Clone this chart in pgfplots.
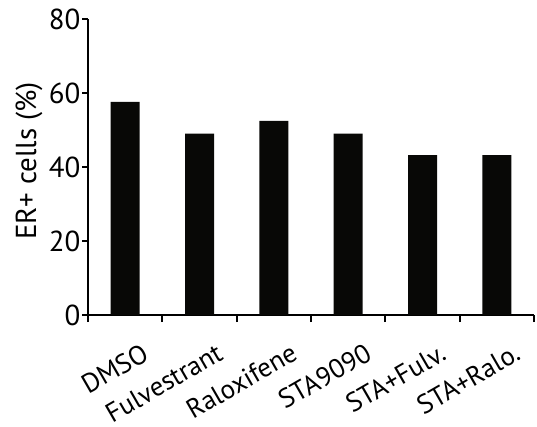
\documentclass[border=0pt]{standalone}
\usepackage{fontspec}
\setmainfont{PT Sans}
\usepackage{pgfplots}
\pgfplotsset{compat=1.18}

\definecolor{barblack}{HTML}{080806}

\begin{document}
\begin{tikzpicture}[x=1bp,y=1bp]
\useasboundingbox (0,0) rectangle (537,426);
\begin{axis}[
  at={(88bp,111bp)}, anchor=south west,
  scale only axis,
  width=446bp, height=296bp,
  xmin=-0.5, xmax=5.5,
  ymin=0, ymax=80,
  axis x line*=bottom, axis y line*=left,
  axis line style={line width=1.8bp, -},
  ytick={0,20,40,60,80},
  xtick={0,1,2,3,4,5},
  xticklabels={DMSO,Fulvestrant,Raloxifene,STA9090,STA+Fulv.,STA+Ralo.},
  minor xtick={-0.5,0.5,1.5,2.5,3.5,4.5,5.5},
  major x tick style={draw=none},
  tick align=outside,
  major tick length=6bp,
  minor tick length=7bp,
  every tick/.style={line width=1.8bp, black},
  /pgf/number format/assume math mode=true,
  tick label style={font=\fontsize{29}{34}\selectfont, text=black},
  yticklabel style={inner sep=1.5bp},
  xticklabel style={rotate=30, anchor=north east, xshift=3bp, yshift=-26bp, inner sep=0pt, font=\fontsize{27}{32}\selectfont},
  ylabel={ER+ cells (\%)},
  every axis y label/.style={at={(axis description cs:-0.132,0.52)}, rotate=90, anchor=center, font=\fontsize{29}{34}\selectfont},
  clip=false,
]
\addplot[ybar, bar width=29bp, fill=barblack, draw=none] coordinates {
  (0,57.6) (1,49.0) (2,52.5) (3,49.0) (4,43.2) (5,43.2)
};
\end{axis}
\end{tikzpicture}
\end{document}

■ **TASK GOAL**
Transcribe the full listing character for character. Pictures are excluded.

■ **RESULT OF THE EXERCISE**
Clone this chart in pgfplots.
\documentclass[border=0pt]{standalone}
\usepackage{fontspec}
\setmainfont{PT Sans}
\usepackage{pgfplots}
\pgfplotsset{compat=1.18}

\definecolor{barblack}{HTML}{080806}

\begin{document}
\begin{tikzpicture}[x=1bp,y=1bp]
\useasboundingbox (0,0) rectangle (537,426);
\begin{axis}[
  at={(88bp,111bp)}, anchor=south west,
  scale only axis,
  width=446bp, height=296bp,
  xmin=-0.5, xmax=5.5,
  ymin=0, ymax=80,
  axis x line*=bottom, axis y line*=left,
  axis line style={line width=1.8bp, -},
  ytick={0,20,40,60,80},
  xtick={0,1,2,3,4,5},
  xticklabels={DMSO,Fulvestrant,Raloxifene,STA9090,STA+Fulv.,STA+Ralo.},
  minor xtick={-0.5,0.5,1.5,2.5,3.5,4.5,5.5},
  major x tick style={draw=none},
  tick align=outside,
  major tick length=6bp,
  minor tick length=7bp,
  every tick/.style={line width=1.8bp, black},
  /pgf/number format/assume math mode=true,
  tick label style={font=\fontsize{29}{34}\selectfont, text=black},
  yticklabel style={inner sep=1.5bp},
  xticklabel style={rotate=30, anchor=north east, xshift=3bp, yshift=-26bp, inner sep=0pt, font=\fontsize{27}{32}\selectfont},
  ylabel={ER+ cells (\%)},
  every axis y label/.style={at={(axis description cs:-0.132,0.52)}, rotate=90, anchor=center, font=\fontsize{29}{34}\selectfont},
  clip=false,
]
\addplot[ybar, bar width=29bp, fill=barblack, draw=none] coordinates {
  (0,57.6) (1,49.0) (2,52.5) (3,49.0) (4,43.2) (5,43.2)
};
\end{axis}
\end{tikzpicture}
\end{document}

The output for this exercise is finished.